The Overture – directed by Itthi-sunthorn Wichailak – a drama recounting the career of a fable Thai musician, through the conflicts caused by him radical style and his fears of public competition — 103 minutes color 2005.

* * * * *

Rocky with xylophones!  The film is set in Thailand, where the playing of the rand-ek rises to national bouts, along the lines of the Rose Bowl. In this case, the Rose bowl is the imperial court, where the most accomplished players come to fence. They are the pets and patronees of the princes of the realm, much as our football games are the patronees of brewers. I only realized at the end that the old man was the same person as the child, the boy, and the young man, and that there were two parallel stories afoot. But this was probably due to me, rather than to the director who tells the story carefully and honorably and entertainingly.
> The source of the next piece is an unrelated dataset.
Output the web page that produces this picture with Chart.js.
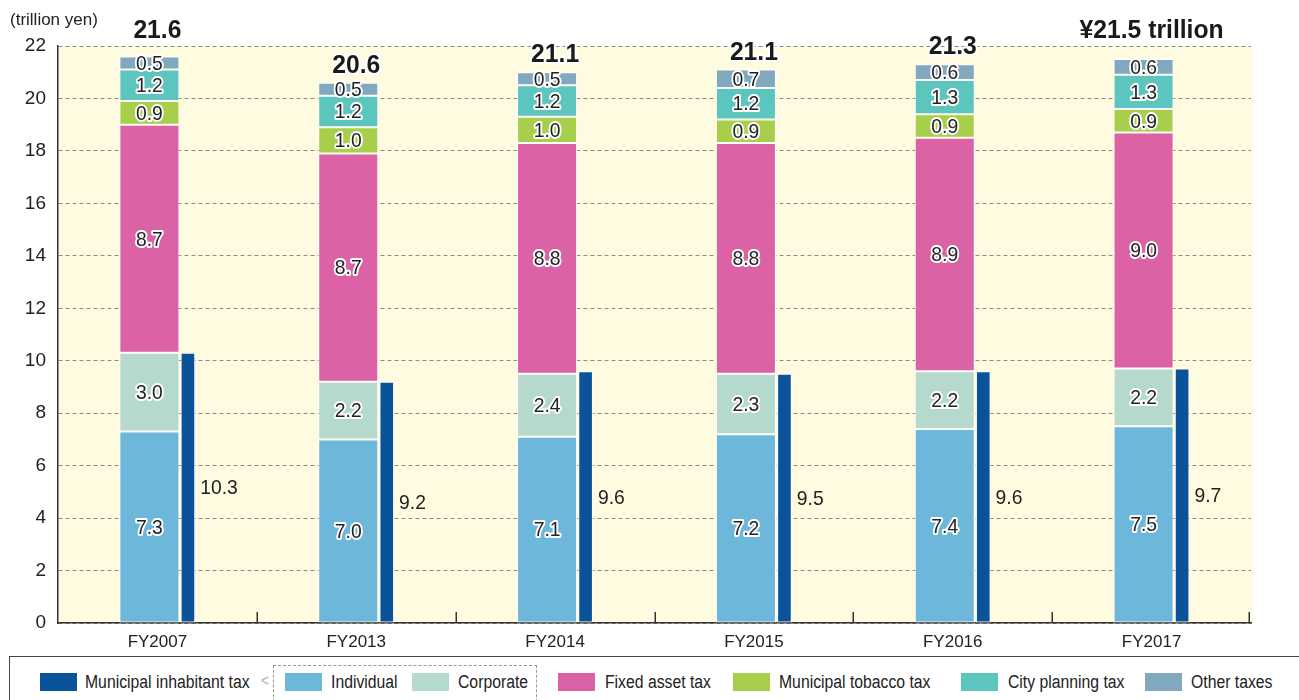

Apart from the tension of the competitions, the picture shows a world of Thai life, the homes, canals, slums, farms, palaces, and people. I loved seeing all this. It also does depict, loosely it admits, the story of the Babe Ruth of rand-ek xylophone players, the Lionel Hampton of his day, Luang Prodit Pairoh who was a daring innovator on the rand-ek, and whose daring we see still in place when the Japanese interlope Thailand in the 30s. Be careful watching this: you may come to love the rand-ek. This is a film the family will enjoy together –– at least those old enough to read the subtitles, which are as excellent as the film itself.